Howard University President Wayne A.I. Frederick is considering auctioning WHUT—the university’s public television station, and for 35 years the only black-owned public television station in the United States—to the Federal Communications Commission for anywhere between an estimated $100 million and $500 million, according to a universitywide memorandum released Friday.
The channel’s broadcast spectrum, containing both Channel 32 and its currently unused digital channel, Channel 32-2, would be submitted to an “incentive auction” that the FCC would have in March. The federal agency wants to sell the spectrum gained at the FCC auction to wireless companies that, according to the memo obtained by The Root on Sunday, “need more spectrum to accommodate the increased use of wireless services.”
If Howard applies by the filing deadline, Dec. 18, and the FCC accepts, the move could net Howard, which has seen significant cutbacks in staff in recent years, hundreds of millions of dollars in needed funds. But it would also deprive Washington, D.C.—a large and historic black community that has become increasingly gentrified in the last decade—of an important black-owned platform for documentary and local public-affairs programming targeted to blacks, as well as a significant opportunity for the university’s students in its School of Communications to learn television production.
Under the rules of the FCC national auction, the bid for WHUT’s spectrum could start anywhere between $184 million and $461 million, according to Frederick’s memo. But Frederick also explained that the FCC action is a “reverse auction,” meaning that the ultimate price will depend on how many channels across the nation compete to sell their spectrums to the FCC. He postulated that the university would probably get “a fraction” of the opening amount.
WHUT’s fate will be decided in early December by the university’s board of trustees, said Gracia Hillman, the university’s vice president of external affairs, in a telephone interview with The Root Sunday night. She confirmed the memo’s existence. Hillman also emphasized that Howard was just looking at its options within a process controlled by the FCC, not the university. “We are reviewing all the information available. … We have not made a decision yet.”
In his two-page memo to the university community, dated Oct. 16, Frederick called WHUT’s spectrum “valuable.”

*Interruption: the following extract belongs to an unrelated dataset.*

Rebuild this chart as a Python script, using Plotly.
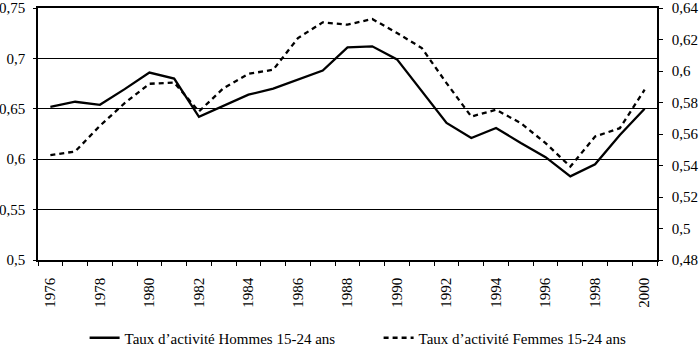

“Through the auction, there is the potential for the University to realize significant income as a result of the sale of its spectrum,” he said. He also cautioned: “The upcoming Incentive Auction of television station spectrum will be a unique marketplace. It is unlikely to occur again.”
Howard’s president explained that the university has four options: sell, refuse to sell, change WHUT from the higher UHF spectrum to the lower VHF spectrum, or “partner or share broadcasting with another broadcaster.” Hillman confirmed that the two more complicated options outlined by the memo—moving the channel to a lower spectrum, something that the FCC would have to decide for WHUT if it gets all the spectrum it wants, and sharing airtime with another channel—are indeed on the table if Howard moves forward.
In the memo, Frederick explained that he understood what was at stake on both sides of the issue: “Howard University must consider the significant financial opportunity presented with the Spectrum Auction. At the same time, we will consider the value that WHUT adds to the experiential learning opportunities for students and faculty of our School of Communications and College of Engineering, and the program and public service opportunities we provide to WHUT through our loyal viewers.”